WHAT IS REQUIRED
In the entries below, the lines from the one with "Give me the Altair source for this chart." through the one with "4.675, 4.67, 4.59, 4.50, None, None]" are to be copied exactly; both ends count.

MATERIAL TO PROCESS
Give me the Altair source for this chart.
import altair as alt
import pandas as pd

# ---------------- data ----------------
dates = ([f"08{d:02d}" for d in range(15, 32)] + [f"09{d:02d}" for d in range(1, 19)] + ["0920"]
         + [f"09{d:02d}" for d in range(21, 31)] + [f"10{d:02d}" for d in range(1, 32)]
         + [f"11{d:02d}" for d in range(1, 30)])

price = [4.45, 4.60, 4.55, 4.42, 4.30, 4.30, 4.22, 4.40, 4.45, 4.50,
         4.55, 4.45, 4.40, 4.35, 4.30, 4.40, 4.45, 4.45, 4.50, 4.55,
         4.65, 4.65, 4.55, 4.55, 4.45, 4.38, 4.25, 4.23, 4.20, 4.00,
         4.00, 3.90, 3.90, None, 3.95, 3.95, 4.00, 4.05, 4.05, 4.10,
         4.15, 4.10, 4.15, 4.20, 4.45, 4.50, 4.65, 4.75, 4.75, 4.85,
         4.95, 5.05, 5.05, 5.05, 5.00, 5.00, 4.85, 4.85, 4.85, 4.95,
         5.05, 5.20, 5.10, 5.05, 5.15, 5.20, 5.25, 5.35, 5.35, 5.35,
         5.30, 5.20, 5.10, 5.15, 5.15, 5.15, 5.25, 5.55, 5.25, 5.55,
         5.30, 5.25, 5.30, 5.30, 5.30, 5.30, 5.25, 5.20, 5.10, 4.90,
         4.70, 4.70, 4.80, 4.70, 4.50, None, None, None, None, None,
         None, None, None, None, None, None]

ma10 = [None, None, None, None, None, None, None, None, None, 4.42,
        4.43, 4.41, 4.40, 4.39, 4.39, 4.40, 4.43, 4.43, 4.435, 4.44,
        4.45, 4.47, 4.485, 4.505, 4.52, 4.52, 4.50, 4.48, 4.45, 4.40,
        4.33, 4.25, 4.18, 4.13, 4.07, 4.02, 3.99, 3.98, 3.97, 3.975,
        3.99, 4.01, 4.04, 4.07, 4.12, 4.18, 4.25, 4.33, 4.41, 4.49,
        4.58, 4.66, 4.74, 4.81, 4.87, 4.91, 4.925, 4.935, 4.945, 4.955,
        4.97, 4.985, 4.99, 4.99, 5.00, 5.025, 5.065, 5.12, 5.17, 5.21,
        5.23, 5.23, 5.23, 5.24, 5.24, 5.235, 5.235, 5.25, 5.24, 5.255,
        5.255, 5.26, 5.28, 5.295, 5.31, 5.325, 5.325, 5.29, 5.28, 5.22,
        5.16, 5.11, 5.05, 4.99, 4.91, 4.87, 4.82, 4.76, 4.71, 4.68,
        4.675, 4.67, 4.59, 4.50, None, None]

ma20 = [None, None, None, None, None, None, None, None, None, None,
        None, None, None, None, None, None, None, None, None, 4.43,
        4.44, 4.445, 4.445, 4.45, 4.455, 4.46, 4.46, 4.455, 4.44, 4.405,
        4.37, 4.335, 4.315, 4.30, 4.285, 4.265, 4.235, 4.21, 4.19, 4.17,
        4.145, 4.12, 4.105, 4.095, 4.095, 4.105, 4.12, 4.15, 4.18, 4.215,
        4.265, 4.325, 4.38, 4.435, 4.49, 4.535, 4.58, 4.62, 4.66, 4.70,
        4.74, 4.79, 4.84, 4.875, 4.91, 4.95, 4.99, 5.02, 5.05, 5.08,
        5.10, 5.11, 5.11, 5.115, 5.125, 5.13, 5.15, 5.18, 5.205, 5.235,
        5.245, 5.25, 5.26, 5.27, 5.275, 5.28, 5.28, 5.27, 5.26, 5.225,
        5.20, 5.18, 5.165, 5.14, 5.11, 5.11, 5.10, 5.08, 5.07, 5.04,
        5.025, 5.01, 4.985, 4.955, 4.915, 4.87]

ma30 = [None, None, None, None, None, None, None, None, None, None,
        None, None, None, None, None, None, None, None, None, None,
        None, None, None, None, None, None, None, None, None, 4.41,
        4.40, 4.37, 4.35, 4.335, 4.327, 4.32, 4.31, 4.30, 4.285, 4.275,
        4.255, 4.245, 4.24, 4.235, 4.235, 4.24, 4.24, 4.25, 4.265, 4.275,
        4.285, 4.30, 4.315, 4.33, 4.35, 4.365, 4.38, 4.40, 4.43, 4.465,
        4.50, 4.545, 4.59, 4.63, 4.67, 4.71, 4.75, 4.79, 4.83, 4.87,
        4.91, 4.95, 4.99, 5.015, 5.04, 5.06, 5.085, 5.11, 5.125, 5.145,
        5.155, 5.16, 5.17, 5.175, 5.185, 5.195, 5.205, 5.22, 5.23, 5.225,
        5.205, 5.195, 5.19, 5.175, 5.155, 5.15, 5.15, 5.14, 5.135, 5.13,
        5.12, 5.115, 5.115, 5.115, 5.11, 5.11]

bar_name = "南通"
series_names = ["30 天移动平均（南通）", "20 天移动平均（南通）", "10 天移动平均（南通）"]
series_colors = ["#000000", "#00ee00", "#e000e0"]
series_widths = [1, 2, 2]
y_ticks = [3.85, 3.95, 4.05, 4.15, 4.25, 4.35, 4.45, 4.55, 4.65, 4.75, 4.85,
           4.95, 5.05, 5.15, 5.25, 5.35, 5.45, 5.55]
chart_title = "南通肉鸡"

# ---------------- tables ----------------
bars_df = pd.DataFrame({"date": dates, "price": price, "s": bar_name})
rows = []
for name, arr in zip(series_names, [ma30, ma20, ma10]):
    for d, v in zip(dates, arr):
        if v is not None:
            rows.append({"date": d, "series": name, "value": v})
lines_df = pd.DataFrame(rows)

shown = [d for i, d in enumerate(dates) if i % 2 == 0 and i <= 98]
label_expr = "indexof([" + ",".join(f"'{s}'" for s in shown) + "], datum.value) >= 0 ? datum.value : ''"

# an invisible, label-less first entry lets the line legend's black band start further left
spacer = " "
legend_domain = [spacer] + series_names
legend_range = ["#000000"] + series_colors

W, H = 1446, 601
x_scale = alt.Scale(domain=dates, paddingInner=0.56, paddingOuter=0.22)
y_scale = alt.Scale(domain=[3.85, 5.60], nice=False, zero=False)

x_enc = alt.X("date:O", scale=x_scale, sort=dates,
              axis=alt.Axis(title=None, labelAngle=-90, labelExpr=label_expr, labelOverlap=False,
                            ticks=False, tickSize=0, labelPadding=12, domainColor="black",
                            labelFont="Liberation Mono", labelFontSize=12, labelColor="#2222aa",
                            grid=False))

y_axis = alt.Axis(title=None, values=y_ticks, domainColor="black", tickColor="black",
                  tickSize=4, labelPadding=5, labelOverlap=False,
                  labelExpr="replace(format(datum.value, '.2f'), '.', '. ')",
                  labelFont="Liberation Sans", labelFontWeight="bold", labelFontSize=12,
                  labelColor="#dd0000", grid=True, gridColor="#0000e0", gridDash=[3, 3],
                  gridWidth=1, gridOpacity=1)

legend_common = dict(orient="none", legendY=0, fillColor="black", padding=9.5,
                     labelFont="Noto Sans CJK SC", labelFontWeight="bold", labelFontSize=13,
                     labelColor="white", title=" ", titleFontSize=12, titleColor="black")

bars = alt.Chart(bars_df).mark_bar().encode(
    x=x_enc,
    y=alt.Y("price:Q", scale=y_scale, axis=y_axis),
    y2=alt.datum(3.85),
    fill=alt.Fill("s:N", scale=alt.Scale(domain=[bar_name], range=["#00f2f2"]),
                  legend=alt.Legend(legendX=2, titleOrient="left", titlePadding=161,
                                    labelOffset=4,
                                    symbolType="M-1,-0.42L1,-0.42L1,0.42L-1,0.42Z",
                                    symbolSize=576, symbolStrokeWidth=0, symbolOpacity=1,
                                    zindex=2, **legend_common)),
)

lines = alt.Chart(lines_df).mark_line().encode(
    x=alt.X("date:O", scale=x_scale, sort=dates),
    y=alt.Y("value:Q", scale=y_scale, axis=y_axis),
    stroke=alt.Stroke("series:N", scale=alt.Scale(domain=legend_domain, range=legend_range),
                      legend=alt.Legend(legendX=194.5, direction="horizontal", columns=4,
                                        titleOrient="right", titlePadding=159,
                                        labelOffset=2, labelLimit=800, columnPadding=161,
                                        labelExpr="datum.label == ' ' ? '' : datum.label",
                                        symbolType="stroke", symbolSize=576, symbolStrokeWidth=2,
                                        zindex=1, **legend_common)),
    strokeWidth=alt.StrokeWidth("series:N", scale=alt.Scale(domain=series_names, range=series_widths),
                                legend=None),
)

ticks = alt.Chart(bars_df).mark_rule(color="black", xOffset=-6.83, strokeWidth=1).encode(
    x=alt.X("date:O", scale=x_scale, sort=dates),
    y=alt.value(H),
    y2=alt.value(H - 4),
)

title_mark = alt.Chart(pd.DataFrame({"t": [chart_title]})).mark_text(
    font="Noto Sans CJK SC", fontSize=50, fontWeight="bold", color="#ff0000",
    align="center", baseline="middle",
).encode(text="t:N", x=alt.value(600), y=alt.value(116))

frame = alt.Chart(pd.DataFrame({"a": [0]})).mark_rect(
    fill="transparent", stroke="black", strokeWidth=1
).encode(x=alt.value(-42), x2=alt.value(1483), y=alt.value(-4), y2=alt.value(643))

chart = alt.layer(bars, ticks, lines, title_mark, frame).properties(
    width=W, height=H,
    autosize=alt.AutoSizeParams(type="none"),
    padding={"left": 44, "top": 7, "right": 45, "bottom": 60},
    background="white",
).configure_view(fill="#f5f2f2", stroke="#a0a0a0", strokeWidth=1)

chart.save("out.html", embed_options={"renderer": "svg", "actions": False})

---

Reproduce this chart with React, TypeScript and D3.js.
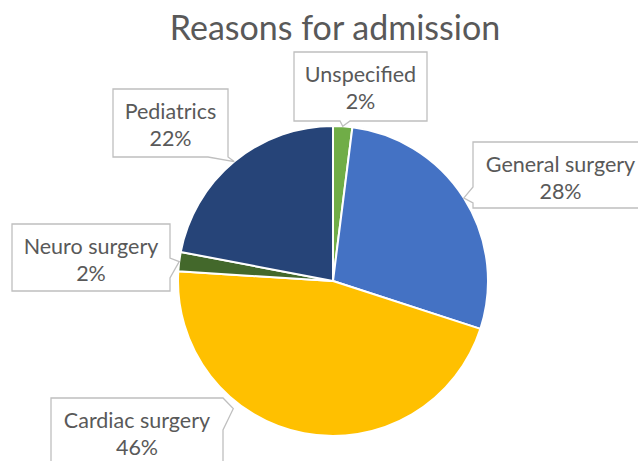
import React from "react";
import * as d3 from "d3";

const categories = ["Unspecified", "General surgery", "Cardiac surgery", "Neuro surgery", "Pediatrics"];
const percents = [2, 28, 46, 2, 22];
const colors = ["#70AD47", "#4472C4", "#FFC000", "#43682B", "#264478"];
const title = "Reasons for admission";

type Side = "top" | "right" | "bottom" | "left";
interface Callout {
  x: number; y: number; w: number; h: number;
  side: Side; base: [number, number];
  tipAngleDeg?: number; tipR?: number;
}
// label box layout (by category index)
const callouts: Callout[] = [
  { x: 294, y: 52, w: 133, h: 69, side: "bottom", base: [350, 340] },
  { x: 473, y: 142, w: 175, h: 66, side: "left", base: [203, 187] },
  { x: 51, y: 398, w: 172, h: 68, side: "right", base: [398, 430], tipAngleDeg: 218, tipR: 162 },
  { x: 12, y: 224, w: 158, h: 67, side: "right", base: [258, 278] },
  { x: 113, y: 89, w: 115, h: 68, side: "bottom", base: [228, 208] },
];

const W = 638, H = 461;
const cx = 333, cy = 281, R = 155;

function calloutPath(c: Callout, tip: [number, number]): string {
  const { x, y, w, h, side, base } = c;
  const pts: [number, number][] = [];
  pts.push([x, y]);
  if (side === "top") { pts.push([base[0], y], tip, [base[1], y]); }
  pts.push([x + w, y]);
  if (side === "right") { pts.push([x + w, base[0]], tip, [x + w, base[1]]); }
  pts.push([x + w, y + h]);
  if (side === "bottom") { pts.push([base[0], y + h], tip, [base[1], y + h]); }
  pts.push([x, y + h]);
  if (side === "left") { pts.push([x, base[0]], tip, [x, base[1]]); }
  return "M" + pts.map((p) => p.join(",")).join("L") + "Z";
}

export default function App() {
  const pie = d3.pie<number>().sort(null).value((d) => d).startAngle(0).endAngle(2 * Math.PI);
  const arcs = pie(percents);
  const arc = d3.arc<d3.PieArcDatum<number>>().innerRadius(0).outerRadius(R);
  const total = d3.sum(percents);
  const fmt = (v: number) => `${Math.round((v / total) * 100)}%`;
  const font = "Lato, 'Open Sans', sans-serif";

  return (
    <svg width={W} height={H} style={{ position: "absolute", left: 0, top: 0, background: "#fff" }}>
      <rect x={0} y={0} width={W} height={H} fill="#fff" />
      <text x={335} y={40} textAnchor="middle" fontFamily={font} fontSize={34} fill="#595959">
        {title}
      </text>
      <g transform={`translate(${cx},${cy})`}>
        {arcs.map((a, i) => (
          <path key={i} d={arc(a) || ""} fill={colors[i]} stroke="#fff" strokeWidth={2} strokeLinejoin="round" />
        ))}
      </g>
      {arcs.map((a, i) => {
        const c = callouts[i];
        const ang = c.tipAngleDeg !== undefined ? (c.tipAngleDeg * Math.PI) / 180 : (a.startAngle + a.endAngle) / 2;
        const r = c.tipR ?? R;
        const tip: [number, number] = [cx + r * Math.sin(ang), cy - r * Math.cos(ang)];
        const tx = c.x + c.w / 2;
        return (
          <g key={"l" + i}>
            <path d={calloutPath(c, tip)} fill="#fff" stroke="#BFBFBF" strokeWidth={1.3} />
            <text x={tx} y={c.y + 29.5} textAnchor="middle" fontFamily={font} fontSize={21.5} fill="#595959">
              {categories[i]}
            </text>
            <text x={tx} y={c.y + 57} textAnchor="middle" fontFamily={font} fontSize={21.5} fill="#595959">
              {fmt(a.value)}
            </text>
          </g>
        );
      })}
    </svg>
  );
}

==

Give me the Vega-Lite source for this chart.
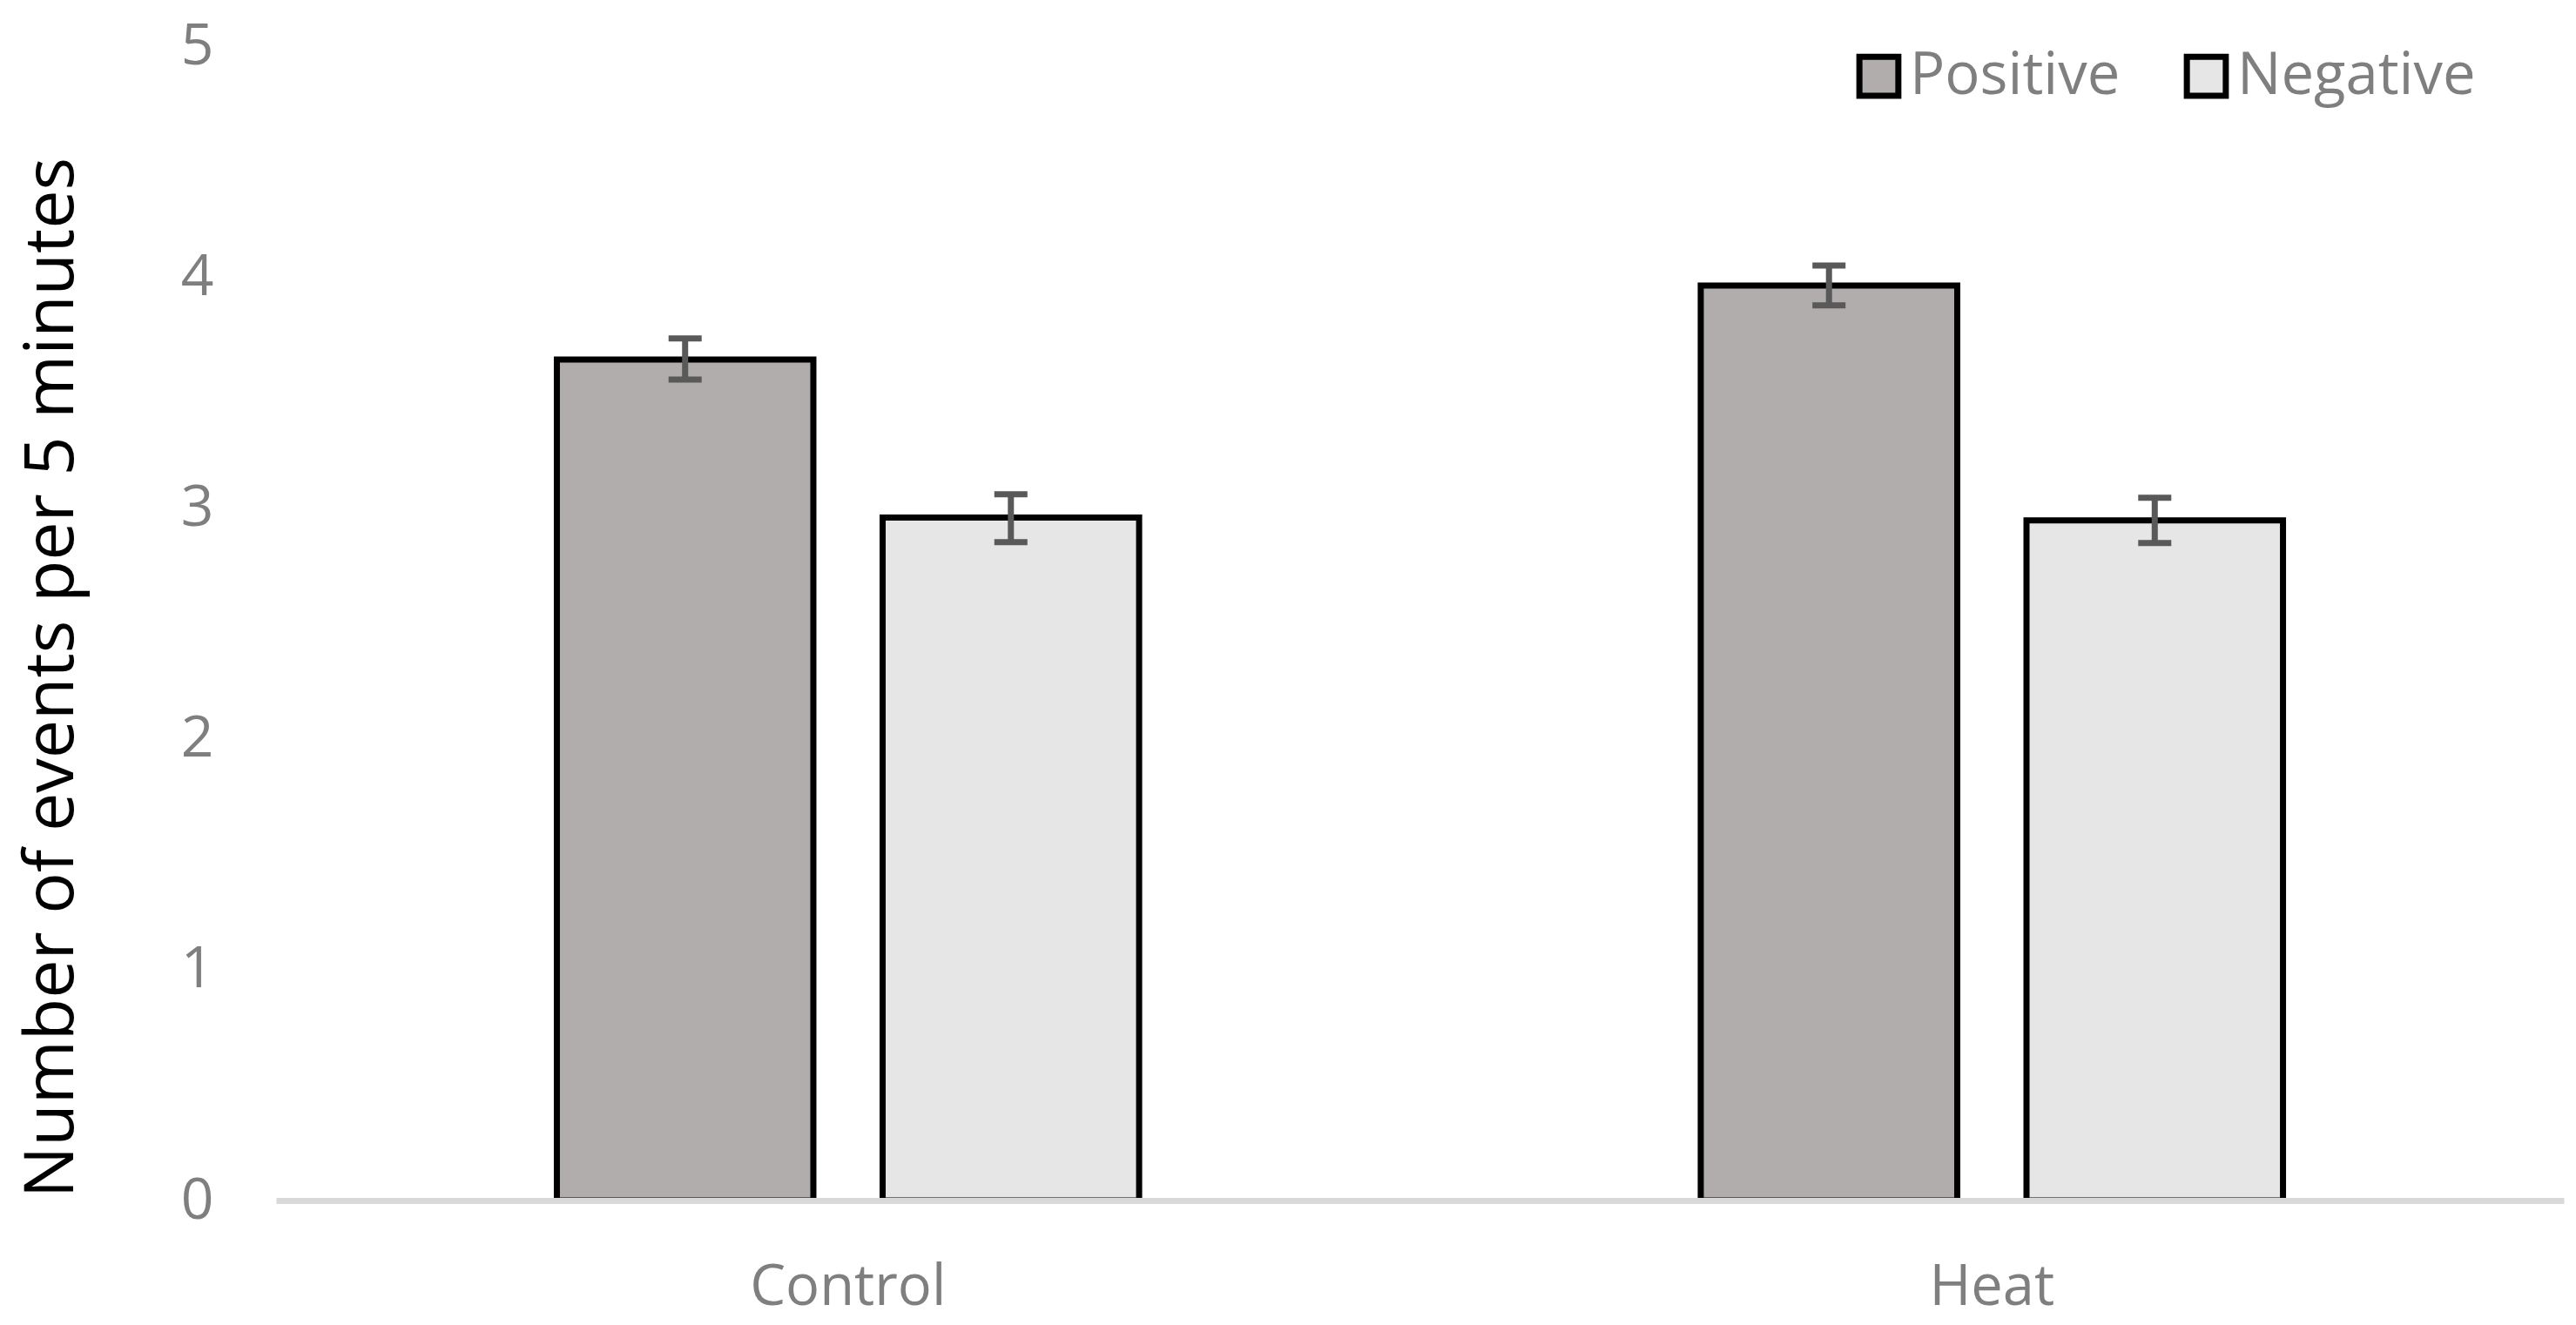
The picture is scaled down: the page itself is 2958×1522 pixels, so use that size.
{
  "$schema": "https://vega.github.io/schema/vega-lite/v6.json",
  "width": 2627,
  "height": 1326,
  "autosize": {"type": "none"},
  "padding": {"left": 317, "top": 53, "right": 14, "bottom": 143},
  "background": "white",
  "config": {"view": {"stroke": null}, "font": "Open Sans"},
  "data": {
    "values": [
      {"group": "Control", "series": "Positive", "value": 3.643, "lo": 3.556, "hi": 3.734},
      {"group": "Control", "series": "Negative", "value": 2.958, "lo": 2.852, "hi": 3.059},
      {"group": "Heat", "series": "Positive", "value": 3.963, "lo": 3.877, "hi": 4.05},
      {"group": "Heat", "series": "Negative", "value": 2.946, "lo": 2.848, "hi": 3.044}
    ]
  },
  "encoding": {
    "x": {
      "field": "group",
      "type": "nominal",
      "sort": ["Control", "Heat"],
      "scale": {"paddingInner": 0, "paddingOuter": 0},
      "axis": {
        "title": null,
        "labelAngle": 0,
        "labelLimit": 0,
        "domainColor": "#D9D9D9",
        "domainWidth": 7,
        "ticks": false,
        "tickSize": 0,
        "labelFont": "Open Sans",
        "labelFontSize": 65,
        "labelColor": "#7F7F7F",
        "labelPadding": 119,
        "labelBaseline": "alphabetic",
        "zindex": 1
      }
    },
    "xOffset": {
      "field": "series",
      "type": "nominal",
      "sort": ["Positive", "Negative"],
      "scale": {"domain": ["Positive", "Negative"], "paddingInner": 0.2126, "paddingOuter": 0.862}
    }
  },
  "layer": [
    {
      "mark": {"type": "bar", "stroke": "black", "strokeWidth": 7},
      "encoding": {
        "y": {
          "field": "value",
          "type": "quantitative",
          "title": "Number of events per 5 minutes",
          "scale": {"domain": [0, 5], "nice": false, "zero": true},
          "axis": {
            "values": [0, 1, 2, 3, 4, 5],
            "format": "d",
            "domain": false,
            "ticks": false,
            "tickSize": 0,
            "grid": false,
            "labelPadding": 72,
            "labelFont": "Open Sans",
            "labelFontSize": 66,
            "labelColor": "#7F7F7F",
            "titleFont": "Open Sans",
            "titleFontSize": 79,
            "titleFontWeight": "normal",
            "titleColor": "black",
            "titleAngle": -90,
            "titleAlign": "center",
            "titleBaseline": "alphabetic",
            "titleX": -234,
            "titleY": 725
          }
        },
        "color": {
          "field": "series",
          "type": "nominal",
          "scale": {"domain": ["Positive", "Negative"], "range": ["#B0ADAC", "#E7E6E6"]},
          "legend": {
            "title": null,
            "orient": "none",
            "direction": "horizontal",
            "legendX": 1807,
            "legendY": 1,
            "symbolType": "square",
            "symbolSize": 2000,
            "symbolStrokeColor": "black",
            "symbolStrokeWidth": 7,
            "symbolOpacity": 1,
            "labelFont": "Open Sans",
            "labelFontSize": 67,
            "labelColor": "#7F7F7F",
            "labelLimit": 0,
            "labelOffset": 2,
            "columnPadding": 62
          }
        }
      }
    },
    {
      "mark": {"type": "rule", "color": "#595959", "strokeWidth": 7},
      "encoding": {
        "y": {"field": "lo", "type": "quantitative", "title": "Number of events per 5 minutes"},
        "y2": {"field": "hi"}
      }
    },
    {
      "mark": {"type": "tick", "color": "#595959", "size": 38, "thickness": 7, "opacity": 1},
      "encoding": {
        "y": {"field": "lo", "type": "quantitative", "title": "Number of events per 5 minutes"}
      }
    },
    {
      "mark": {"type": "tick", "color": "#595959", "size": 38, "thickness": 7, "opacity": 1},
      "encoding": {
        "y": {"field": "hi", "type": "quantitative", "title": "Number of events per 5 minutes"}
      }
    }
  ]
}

EXERCISE RESPONSE
Give me the Altair source for this chart.
import altair as alt
import pandas as pd

# ---------------- data ----------------
dates = ([f"08{d:02d}" for d in range(15, 32)] + [f"09{d:02d}" for d in range(1, 19)] + ["0920"]
         + [f"09{d:02d}" for d in range(21, 31)] + [f"10{d:02d}" for d in range(1, 32)]
         + [f"11{d:02d}" for d in range(1, 30)])

price = [4.45, 4.60, 4.55, 4.42, 4.30, 4.30, 4.22, 4.40, 4.45, 4.50,
         4.55, 4.45, 4.40, 4.35, 4.30, 4.40, 4.45, 4.45, 4.50, 4.55,
         4.65, 4.65, 4.55, 4.55, 4.45, 4.38, 4.25, 4.23, 4.20, 4.00,
         4.00, 3.90, 3.90, None, 3.95, 3.95, 4.00, 4.05, 4.05, 4.10,
         4.15, 4.10, 4.15, 4.20, 4.45, 4.50, 4.65, 4.75, 4.75, 4.85,
         4.95, 5.05, 5.05, 5.05, 5.00, 5.00, 4.85, 4.85, 4.85, 4.95,
         5.05, 5.20, 5.10, 5.05, 5.15, 5.20, 5.25, 5.35, 5.35, 5.35,
         5.30, 5.20, 5.10, 5.15, 5.15, 5.15, 5.25, 5.55, 5.25, 5.55,
         5.30, 5.25, 5.30, 5.30, 5.30, 5.30, 5.25, 5.20, 5.10, 4.90,
         4.70, 4.70, 4.80, 4.70, 4.50, None, None, None, None, None,
         None, None, None, None, None, None]

ma10 = [None, None, None, None, None, None, None, None, None, 4.42,
        4.43, 4.41, 4.40, 4.39, 4.39, 4.40, 4.43, 4.43, 4.435, 4.44,
        4.45, 4.47, 4.485, 4.505, 4.52, 4.52, 4.50, 4.48, 4.45, 4.40,
        4.33, 4.25, 4.18, 4.13, 4.07, 4.02, 3.99, 3.98, 3.97, 3.975,
        3.99, 4.01, 4.04, 4.07, 4.12, 4.18, 4.25, 4.33, 4.41, 4.49,
        4.58, 4.66, 4.74, 4.81, 4.87, 4.91, 4.925, 4.935, 4.945, 4.955,
        4.97, 4.985, 4.99, 4.99, 5.00, 5.025, 5.065, 5.12, 5.17, 5.21,
        5.23, 5.23, 5.23, 5.24, 5.24, 5.235, 5.235, 5.25, 5.24, 5.255,
        5.255, 5.26, 5.28, 5.295, 5.31, 5.325, 5.325, 5.29, 5.28, 5.22,
        5.16, 5.11, 5.05, 4.99, 4.91, 4.87, 4.82, 4.76, 4.71, 4.68,
        4.675, 4.67, 4.59, 4.50, None, None]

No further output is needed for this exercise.